Tight Ramsey bounds for multiple copies of a graph

TL;DR

This paper determines the exact threshold number of copies needed for the Ramsey number of multiple disjoint copies of a graph to follow a known linear formula, significantly improving previous bounds.

Contribution

The authors establish that the asymptotic behavior of the Ramsey number for multiple copies of a graph occurs at a single exponential number of copies, refining longstanding bounds.

Findings

Long-term behavior occurs at a single exponential number of copies

Improves previous triple exponential bounds

Provides an essentially tight answer to a 30-year-old problem

Abstract

The Ramsey number $r(G)$ of a graph $G$ is the smallest integer $n$ such that any $2$ colouring of the edges of a clique on $n$ vertices contains a monochromatic copy of $G$. Determining the Ramsey number of $G$ is a central problem of Ramsey theory with long and illustrious history.

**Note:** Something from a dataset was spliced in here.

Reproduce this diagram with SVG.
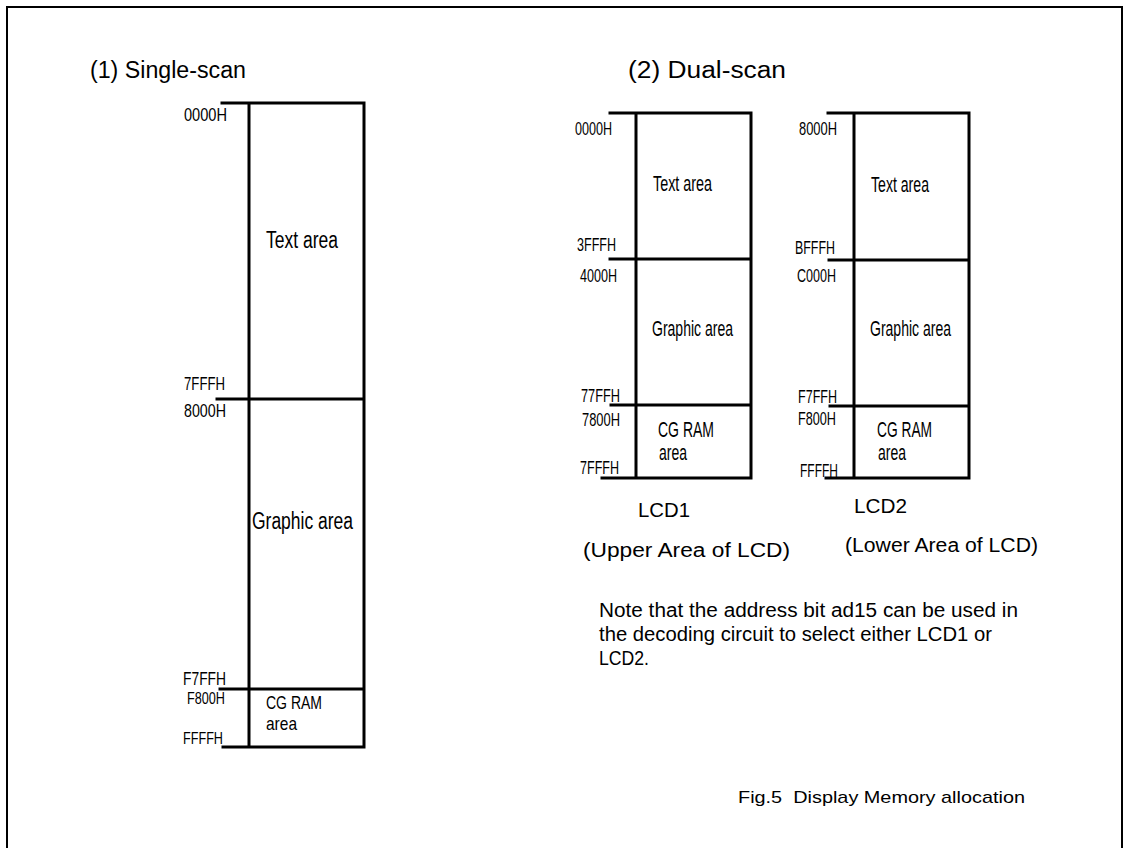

Despite this there are precious few classes of graphs $G$ for which the value of $r(G)$ is known exactly. One such family consists of large vertex disjoint unions of a fixed graph $H$, we denote such a graph, consisting of $n$ copies of $H$ by $nH$. This classical result was proved by Burr, Erd\H{o}s and Spencer in 1975, who showed $r(nH)=(2|H|-\alpha(H))n+c$, for some $c=c(H)$, provided $n$ is large enough. Since it did not follow from their arguments, Burr, Erd\H{o}s and Spencer further asked to determine the number of copies we need to take in order to see this long term behaviour and the value of $c$. More than $30$ years ago Burr gave a way of determining $c(H)$, which only applies when the number of copies $n$ is triple exponential in $|H|$. In this paper we give an essentially tight answer to this very old problem of Burr, Erd\H{o}s and Spencer by showing that the long term behaviour occurs already when the number of copies is single exponential.